* **AIM**
Return precisely the span of lines from the top of the material below to the line containing "const mainValues = [15.3, 51.4, 33.3];", both included. Pictures are excluded.

--- BEGIN ---

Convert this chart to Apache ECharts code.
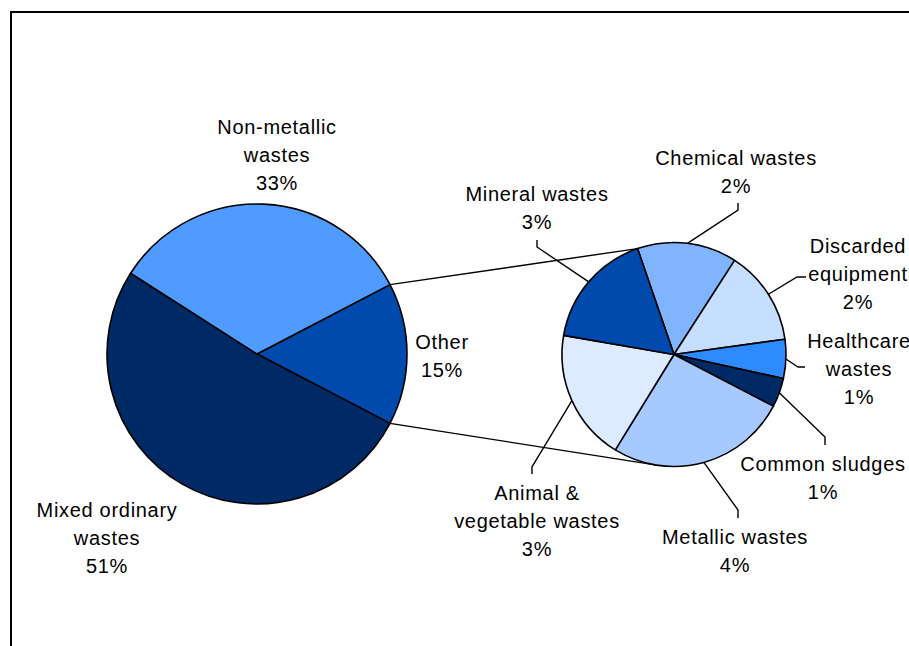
<!DOCTYPE html>
<html>
<head>
<meta charset="utf-8">
<script src="https://cdn.jsdelivr.net/npm/echarts@6/dist/echarts.min.js"></script>
<style>
  html, body { margin: 0; padding: 0; background: #ffffff; }
  #chart { width: 909px; height: 646px; }
  /* slightly open tracking for the data labels */
  #chart text { letter-spacing: 0.7px; }
</style>
</head>
<body>
<div id="chart"></div>
<script>
// Main breakdown (% of total), listed clockwise starting with the split-off "Other" slice
const mainNames  = ['Other', 'Mixed ordinary wastes', 'Non-metallic wastes'];
const mainLabels = ['Other', 'Mixed ordinary\nwastes', 'Non-metallic\nwastes'];
const mainValues = [15.3, 51.4, 33.3];

// Breakdown of "Other" (% of total), clockwise
const otherNames  = ['Chemical wastes', 'Discarded equipment', 'Healthcare wastes', 'Common sludges',
                     'Metallic wastes', 'Animal & vegetable wastes', 'Mineral wastes'];
const otherLabels = ['Chemical wastes', 'Discarded\nequipment', 'Healthcare\nwastes', 'Common sludges',
                     'Metallic wastes', 'Animal &\nvegetable wastes', 'Mineral wastes'];
const otherValues = [2.2, 2.1, 0.86, 0.64, 4.0, 2.9, 2.6];

// Slice colours
const mainColors  = ['#004aad', '#002a66', '#4f9bff'];
const otherColors = ['#80b4ff', '#c6deff', '#2e8bff', '#002a66', '#a6caff', '#dcebff', '#004aad'];

// Label placement (text block centre) and leader-line bend/end points
const mainSpots = [
  { x: 442, y: 356 },
  { x: 107, y: 538 },
  { x: 277, y: 155 }
];
const otherSpots = [
  { x: 736, y: 172, bend: [738, 210], end: [738, 203] },
  { x: 858, y: 274, bend: [797, 277], end: [806, 277] },
  { x: 859, y: 369, bend: [798, 367], end: [805, 367] },
  { x: 823, y: 478, bend: [825, 437], end: [825, 445] },
  { x: 735, y: 551, bend: [738, 510], end: [738, 518] },
  { x: 537, y: 521, bend: [532, 467], end: [532, 474] },
  { x: 537, y: 208, bend: [537, 247], end: [537, 240] }
];

const FONT = '"Liberation Sans", Arial, sans-serif';
const chart = echarts.init(document.getElementById('chart'), null, { renderer: 'svg' });

const pct = v => Math.round(v) + '%';

const labelStyle = {
  show: true,
  position: 'outside',
  color: '#000',
  fontFamily: FONT,
  fontSize: 20,
  lineHeight: 28,
  align: 'center'
};

const mainTotal = mainValues.reduce((a, b) => a + b, 0);

chart.setOption({
  animation: false,
  backgroundColor: '#ffffff',
  series: [
    {
      type: 'pie',
      silent: true,
      center: [257, 354],
      radius: 150,
      // centre the "Other" slice on the right-hand side
      startAngle: mainValues[0] / mainTotal * 180,
      clockwise: true,
      avoidLabelOverlap: false,
      itemStyle: { borderColor: '#000', borderWidth: 1.6 },
      label: Object.assign({}, labelStyle, {
        formatter: p => mainLabels[p.dataIndex] + '\n' + pct(p.value)
      }),
      labelLine: { show: false },
      labelLayout: p => ({
        x: mainSpots[p.dataIndex].x,
        y: mainSpots[p.dataIndex].y,
        align: 'center',
        verticalAlign: 'middle'
      }),
      emphasis: { disabled: true },
      data: mainNames.map((n, i) => ({
        name: n, value: mainValues[i], itemStyle: { color: mainColors[i] }
      }))
    },
    {
      type: 'pie',
      silent: true,
      center: [674, 354.5],
      radius: 112,
      startAngle: 109,
      clockwise: true,
      avoidLabelOverlap: false,
      itemStyle: { borderColor: '#000', borderWidth: 1.6 },
      label: Object.assign({}, labelStyle, {
        formatter: p => otherLabels[p.dataIndex] + '\n' + pct(p.value)
      }),
      labelLine: { show: true, length: 10, length2: 10, lineStyle: { color: '#000', width: 1.4 } },
      labelLayout: p => {
        const s = otherSpots[p.dataIndex];
        const start = p.labelLinePoints ? p.labelLinePoints[0] : s.bend;
        return {
          x: s.x,
          y: s.y,
          align: 'center',
          verticalAlign: 'middle',
          labelLinePoints: [start, s.bend, s.end]
        };
      },
      emphasis: { disabled: true },
      data: otherNames.map((n, i) => ({
        name: n, value: otherValues[i], itemStyle: { color: otherColors[i] }
      }))
    }
  ]
});

// Connector lines between the "Other" slice and the breakdown pie
function rimPoint(l, a) {
  return [l.cx + l.r * Math.cos(a), l.cy + l.r * Math.sin(a)];
}
const model = chart.getModel();
const otherLayout = model.getSeriesByIndex(0).getData().getItemLayout(0);
const subLayout = model.getSeriesByIndex(1).getData().getItemLayout(0);

const p1 = rimPoint(otherLayout, otherLayout.startAngle);
const p2 = rimPoint(otherLayout, otherLayout.endAngle);
const upper = p1[1] < p2[1] ? p1 : p2;
const lower = p1[1] < p2[1] ? p2 : p1;

// upper line meets the breakdown pie where its first slice starts
const q1 = rimPoint(subLayout, subLayout.startAngle);
// lower line runs tangent to the breakdown pie
const vx = lower[0] - subLayout.cx, vy = lower[1] - subLayout.cy;
const d = Math.hypot(vx, vy);
const base = Math.atan2(vy, vx);
const off = Math.acos(subLayout.r / d);
const ta = rimPoint(subLayout, base - off), tb = rimPoint(subLayout, base + off);
const q2 = ta[1] > tb[1] ? ta : tb;

chart.setOption({
  graphic: [
    {
      type: 'rect', silent: true, z: 100,
      shape: { x: 11, y: 12, width: 1200, height: 1000 },
      style: { fill: null, stroke: '#000', lineWidth: 2 }
    },
    {
      type: 'line', silent: true, z: -1,
      shape: { x1: upper[0], y1: upper[1], x2: q1[0], y2: q1[1] },
      style: { stroke: '#000', lineWidth: 1.4 }
    },
    {
      type: 'line', silent: true, z: -1,
      shape: { x1: lower[0], y1: lower[1], x2: q2[0], y2: q2[1] },
      style: { stroke: '#000', lineWidth: 1.4 }
    }
  ]
});
</script>
</body>
</html>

--- END ---

* **TASK OUTPUT**
Convert this chart to Apache ECharts code.
<!DOCTYPE html>
<html>
<head>
<meta charset="utf-8">
<script src="https://cdn.jsdelivr.net/npm/echarts@6/dist/echarts.min.js"></script>
<style>
  html, body { margin: 0; padding: 0; background: #ffffff; }
  #chart { width: 909px; height: 646px; }
  /* slightly open tracking for the data labels */
  #chart text { letter-spacing: 0.7px; }
</style>
</head>
<body>
<div id="chart"></div>
<script>
// Main breakdown (% of total), listed clockwise starting with the split-off "Other" slice
const mainNames  = ['Other', 'Mixed ordinary wastes', 'Non-metallic wastes'];
const mainLabels = ['Other', 'Mixed ordinary\nwastes', 'Non-metallic\nwastes'];
const mainValues = [15.3, 51.4, 33.3];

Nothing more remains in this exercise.